What it comes down to is, if you care about compression time, gzip is the winner; if you care about compression ratio, then go with xz; if you care about tuning compression time/compression ratio, go with zstd. bzip2 just isn't compelling in either metric anymore.

3 comments

> at the same compression time/decompression time as gzip

In my experience zstd is considerably faster than gzip for compression and decompression, especially considering zstd can utilize all cores.

gzip is inferior to zstd in practically every way, no contest.

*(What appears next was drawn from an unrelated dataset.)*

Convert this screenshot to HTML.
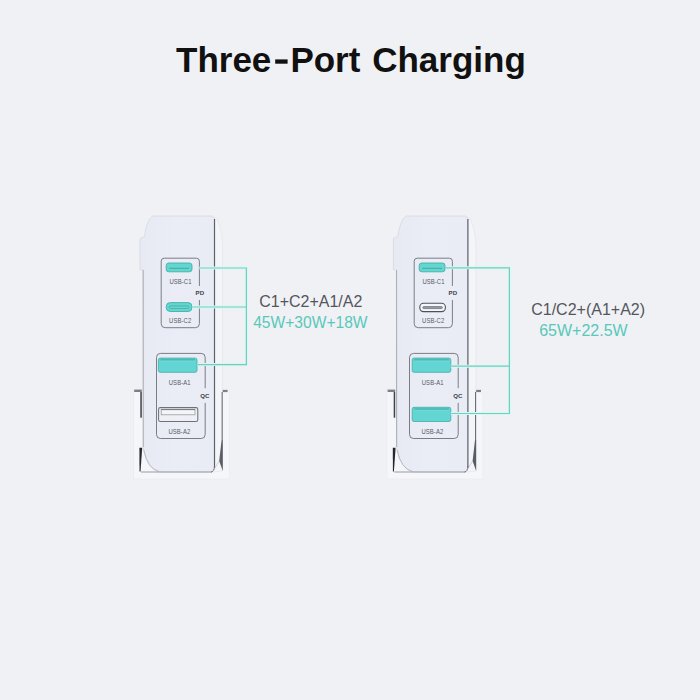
<!DOCTYPE html>
<html><head><meta charset="utf-8">
<style>
html,body{margin:0;padding:0;width:700px;height:700px;overflow:hidden;background:#f0f1f5;}
svg{display:block;position:absolute;left:0;top:0;}
text{font-family:"Liberation Sans",sans-serif;}
</style></head>
<body>
<svg width="700" height="700" viewBox="0 0 700 700">
<defs>
<linearGradient id="face" x1="0" y1="0" x2="1" y2="0">
  <stop offset="0" stop-color="#e7eaf3"/>
  <stop offset="0.5" stop-color="#eaedf6"/>
  <stop offset="1" stop-color="#e9ecf5"/>
</linearGradient>




</defs>
<rect x="0" y="0" width="700" height="700" fill="#f0f1f5"/>
<g fill="#111111" font-size="35" font-weight="bold">
<text x="176" y="72">Three</text>
<rect x="275.2" y="59.4" width="12.4" height="4.3"/>
<text x="290.4" y="72">Port</text>
<text x="372.2" y="72">Charging</text>
</g>

<g transform="translate(0 0)">
  <!-- stand back -->
  <rect x="133.5" y="389.5" width="96" height="89.5" fill="#f5f6f9" stroke="#e8eaee" stroke-width="0.6"/>
  <rect x="134.2" y="389.6" width="7.6" height="2.4" fill="#7c7f86"/>
  <rect x="222" y="389.9" width="5.6" height="2.2" fill="#7c7f86"/>
  <!-- body -->
  <path d="M152.5 216 L212 216 Q214.5 216.5 214.5 219 L214.5 468 Q214 471.5 212 472 L159 472 Q147.5 469 143.5 450 L143 270 L140 269.5 L140 238.6 L144.6 236.4 Q146 222 152.5 216 Z" fill="url(#face)" stroke="#d3d6dc" stroke-width="0.7"/>
  <!-- right band -->
  <path d="M214.5 219 L217 219 Q222.5 232 222.5 248 L222.5 471 L212 472 Q214 471.5 214.5 468 Z" fill="#f4f5f9" stroke="#dcdee4" stroke-width="0.5"/>
  <rect x="213.9" y="219" width="1.2" height="249" fill="#5e626a"/>
  <path d="M214.5 466 Q214.5 471.5 211 472" fill="none" stroke="#6a6d75" stroke-width="1"/>
  <!-- left device edge -->
  <line x1="143.2" y1="270" x2="143.2" y2="447" stroke="#a4a7ae" stroke-width="0.9"/>
  <!-- stand inner left -->
  <rect x="140.3" y="392" width="1.5" height="25.7" fill="#3f4248"/>
  <path d="M139.4 447.7 L142.2 447.7 L140.5 471.6 L139.5 471.6 Z" fill="#26282c"/>
  <!-- stand inner right -->
  <rect x="221.6" y="392" width="1.1" height="48" fill="#6c6f76"/>
  <path d="M221.6 440 L222.8 440 L222.8 471 L219.2 461 Z" fill="#5a5d64"/>
  <!-- bottom curve -->
  <path d="M143.8 450 Q147.5 468.5 159 471.5" fill="none" stroke="#a9acb3" stroke-width="0.7"/>
  <line x1="141" y1="472" x2="212" y2="472" stroke="#8f929a" stroke-width="0.9"/>
  <line x1="213" y1="471" x2="219.2" y2="461" stroke="#b0b3ba" stroke-width="0.6"/></g>
<g transform="translate(253.4 0)">
  <!-- stand back -->
  <rect x="133.5" y="389.5" width="96" height="89.5" fill="#f5f6f9" stroke="#e8eaee" stroke-width="0.6"/>
  <rect x="134.2" y="389.6" width="7.6" height="2.4" fill="#7c7f86"/>
  <rect x="222" y="389.9" width="5.6" height="2.2" fill="#7c7f86"/>
  <!-- body -->
  <path d="M152.5 216 L212 216 Q214.5 216.5 214.5 219 L214.5 468 Q214 471.5 212 472 L159 472 Q147.5 469 143.5 450 L143 270 L140 269.5 L140 238.6 L144.6 236.4 Q146 222 152.5 216 Z" fill="url(#face)" stroke="#d3d6dc" stroke-width="0.7"/>
  <!-- right band -->
  <path d="M214.5 219 L217 219 Q222.5 232 222.5 248 L222.5 471 L212 472 Q214 471.5 214.5 468 Z" fill="#f4f5f9" stroke="#dcdee4" stroke-width="0.5"/>
  <rect x="213.9" y="219" width="1.2" height="249" fill="#5e626a"/>
  <path d="M214.5 466 Q214.5 471.5 211 472" fill="none" stroke="#6a6d75" stroke-width="1"/>
  <!-- left device edge -->
  <line x1="143.2" y1="270" x2="143.2" y2="447" stroke="#a4a7ae" stroke-width="0.9"/>
  <!-- stand inner left -->
  <rect x="140.3" y="392" width="1.5" height="25.7" fill="#3f4248"/>
  <path d="M139.4 447.7 L142.2 447.7 L140.5 471.6 L139.5 471.6 Z" fill="#26282c"/>
  <!-- stand inner right -->
  <rect x="221.6" y="392" width="1.1" height="48" fill="#6c6f76"/>
  <path d="M221.6 440 L222.8 440 L222.8 471 L219.2 461 Z" fill="#5a5d64"/>
  <!-- bottom curve -->
  <path d="M143.8 450 Q147.5 468.5 159 471.5" fill="none" stroke="#a9acb3" stroke-width="0.7"/>
  <line x1="141" y1="472" x2="212" y2="472" stroke="#8f929a" stroke-width="0.9"/>
  <line x1="213" y1="471" x2="219.2" y2="461" stroke="#b0b3ba" stroke-width="0.6"/></g>

<!-- LEFT device ports -->
<g>
  <path d="M199.4 286 L199.4 261.2 Q199.4 258.2 196.4 258.2 L164.2 258.2 Q161.2 258.2 161.2 261.2 L161.2 323.7 Q161.2 327.7 165.2 327.7 L195.4 327.7 Q199.4 327.7 199.4 323.7 L199.4 300" fill="none" stroke="#74777f" stroke-width="0.95"/>
  <g transform="translate(166.2 263)">
  <rect x="0" y="0" width="25.8" height="8.8" rx="2.6" fill="#62d6cf" stroke="#45b0a8" stroke-width="0.9"/>
  <line x1="3" y1="5.3" x2="22.8" y2="5.3" stroke="#3fa59a" stroke-width="0.9"/></g>
  <g transform="translate(166.2 302.6)">
  <rect x="0" y="0" width="25.8" height="8.9" rx="4" fill="#62d6cf" stroke="#45b0a8" stroke-width="0.9"/>
  <rect x="3.2" y="3.4" width="19.4" height="2.4" rx="1.2" fill="#6ddad4" stroke="#3fa59a" stroke-width="0.75"/></g>
  <text transform="translate(180.5 283.6) scale(1 1.13)" text-anchor="middle" font-size="5.9" letter-spacing="0.1" fill="#585b62">USB-C1</text>
  <text transform="translate(180.2 322.9) scale(1 1.13)" text-anchor="middle" font-size="5.9" letter-spacing="0.1" fill="#585b62">USB-C2</text>
  <text x="199.8" y="295.4" text-anchor="middle" font-size="6.1" font-weight="bold" fill="#3c3f45">PD</text>

  <path d="M205.2 388.2 L205.2 357.4 Q205.2 353.4 201.2 353.4 L160.5 353.4 Q156.5 353.4 156.5 357.4 L156.5 434.5 Q156.5 438.5 160.5 438.5 L201.2 438.5 Q205.2 438.5 205.2 434.5 L205.2 402.9" fill="none" stroke="#74777f" stroke-width="0.95"/>
  <g transform="translate(158.4 358.1)">
  <rect x="0" y="0" width="38.6" height="14.2" rx="1.8" fill="#63d5d2" stroke="#4cb2ac" stroke-width="0.9"/>
  <rect x="2" y="0.9" width="34.6" height="1.7" fill="#4cbab4"/>
  <rect x="2" y="2.6" width="34.6" height="0.8" fill="#74dcda"/></g>
  <rect x="158.6" y="407.6" width="39.2" height="13.9" rx="1.8" fill="#eef0f5" stroke="#6e7179" stroke-width="1.05"/>
  <rect x="161.2" y="409.6" width="33.8" height="5.2" fill="#f4f5f9" stroke="#8d9097" stroke-width="0.7"/><line x1="161.2" y1="409.6" x2="195" y2="409.6" stroke="#6e7179" stroke-width="0.9"/>
  <text transform="translate(179.7 384.5) scale(1 1.13)" text-anchor="middle" font-size="5.9" letter-spacing="0.1" fill="#585b62">USB-A1</text>
  <text transform="translate(179.4 433.8) scale(1 1.13)" text-anchor="middle" font-size="5.9" letter-spacing="0.1" fill="#585b62">USB-A2</text>
  <text x="204.8" y="397.7" text-anchor="middle" font-size="6.1" font-weight="bold" fill="#3c3f45">QC</text>

  <g fill="none" stroke-linejoin="miter">
  <polyline points="199.4,268 246.4,268 246.4,364.6 197.8,364.6" stroke="#d6f8f3" stroke-width="3"/>
  <line x1="192.1" y1="307" x2="246.4" y2="307" stroke="#d6f8f3" stroke-width="3"/>
  <polyline points="199.4,268 246.4,268 246.4,364.6 197.8,364.6" stroke="#72cdc2" stroke-width="1.2"/>
  <line x1="192.1" y1="307" x2="246.4" y2="307" stroke="#72cdc2" stroke-width="1.2"/>
  </g>
</g>

<!-- RIGHT device ports -->
<g>
  <path d="M452.4 286 L452.4 261.2 Q452.4 258.2 449.4 258.2 L417.2 258.2 Q414.2 258.2 414.2 261.2 L414.2 323.7 Q414.2 327.7 418.2 327.7 L448.4 327.7 Q452.4 327.7 452.4 323.7 L452.4 300" fill="none" stroke="#74777f" stroke-width="0.95"/>
  <g transform="translate(419.2 263)">
  <rect x="0" y="0" width="25.8" height="8.8" rx="2.6" fill="#62d6cf" stroke="#45b0a8" stroke-width="0.9"/>
  <line x1="3" y1="5.3" x2="22.8" y2="5.3" stroke="#3fa59a" stroke-width="0.9"/></g>
  <rect x="419.8" y="303.2" width="25.6" height="8.4" rx="3.8" fill="#f5f6fa" stroke="#4e5159" stroke-width="1.1"/>
  <rect x="422.8" y="306.6" width="19.6" height="2" rx="1" fill="#9a9da4" stroke="#54575f" stroke-width="0.6"/>
  <text transform="translate(433.5 283.6) scale(1 1.13)" text-anchor="middle" font-size="5.9" letter-spacing="0.1" fill="#585b62">USB-C1</text>
  <text transform="translate(433.2 322.9) scale(1 1.13)" text-anchor="middle" font-size="5.9" letter-spacing="0.1" fill="#585b62">USB-C2</text>
  <text x="452.8" y="295.4" text-anchor="middle" font-size="6.1" font-weight="bold" fill="#3c3f45">PD</text>

  <path d="M458.2 388.2 L458.2 357.4 Q458.2 353.4 454.2 353.4 L413.5 353.4 Q409.5 353.4 409.5 357.4 L409.5 434.5 Q409.5 438.5 413.5 438.5 L454.2 438.5 Q458.2 438.5 458.2 434.5 L458.2 402.9" fill="none" stroke="#74777f" stroke-width="0.95"/>
  <g transform="translate(412.2 358.1)">
  <rect x="0" y="0" width="38.6" height="14.2" rx="1.8" fill="#63d5d2" stroke="#4cb2ac" stroke-width="0.9"/>
  <rect x="2" y="0.9" width="34.6" height="1.7" fill="#4cbab4"/>
  <rect x="2" y="2.6" width="34.6" height="0.8" fill="#74dcda"/></g>
  <g transform="translate(412.2 407.3)">
  <rect x="0" y="0" width="38.6" height="14.2" rx="1.8" fill="#63d5d2" stroke="#4cb2ac" stroke-width="0.9"/>
  <rect x="2" y="0.9" width="34.6" height="1.7" fill="#4cbab4"/>
  <rect x="2" y="2.6" width="34.6" height="0.8" fill="#74dcda"/></g>
  <text transform="translate(432.7 384.5) scale(1 1.13)" text-anchor="middle" font-size="5.9" letter-spacing="0.1" fill="#585b62">USB-A1</text>
  <text transform="translate(432.4 433.8) scale(1 1.13)" text-anchor="middle" font-size="5.9" letter-spacing="0.1" fill="#585b62">USB-A2</text>
  <text x="457.8" y="397.7" text-anchor="middle" font-size="6.1" font-weight="bold" fill="#3c3f45">QC</text>

  <g fill="none" stroke-linejoin="miter">
  <polyline points="446,267.8 509.4,267.8 509.4,413.5 450.8,413.5" stroke="#d6f8f3" stroke-width="3"/>
  <line x1="450.8" y1="366.2" x2="509.4" y2="366.2" stroke="#d6f8f3" stroke-width="3"/>
  <polyline points="446,267.8 509.4,267.8 509.4,413.5 450.8,413.5" stroke="#72cdc2" stroke-width="1.2"/>
  <line x1="450.8" y1="366.2" x2="509.4" y2="366.2" stroke="#72cdc2" stroke-width="1.2"/>
  </g>
</g>

<text x="259.2" y="307" font-size="16" fill="#54565c">C1+C2+A1/A2</text>
<text x="253.2" y="327.5" font-size="15.6" fill="#58c8ba">45W+30W+18W</text>
<text x="531.2" y="314.6" font-size="16" fill="#54565c">C1/C2+(A1+A2)</text>
<text x="539.2" y="335.6" font-size="16" fill="#58c8ba">65W+22.5W</text>
</svg>
</body></html>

Practically, compatibility matters too, and it's hard to beat gzip there.
The benefit from zstd is however so great that I even copied the zstd binary to some server I was managing but couldn't easily compile it from scratch. Seriously, bundling zstd binary is that worthy by now.
If you can control both sides, definitely go for it!

But in many cases, we unfortunately can't (gzip/Deflate is baked into tons of non-updateable hardware devices for example).

> if you care about compression time, gzip is the winner

Not at all. Lots of benchmarks show zstd being almost one order of magnitude faster, before even touching the tuning.

Adding to this: I like looking at graphs like https://calendar.perfplanet.com/images/2021/leon/image1.png . In this particular example, the "lzma" (ie xz) line crosses the zstd line, meaning that xz will be compress faster for some target ratios, zstd for others. Meanwhile zlib is completely dominated by zstd.

Different machines and different content will change the results, as will the optimization work that's gone into these libraries since someone made that chart in 2021.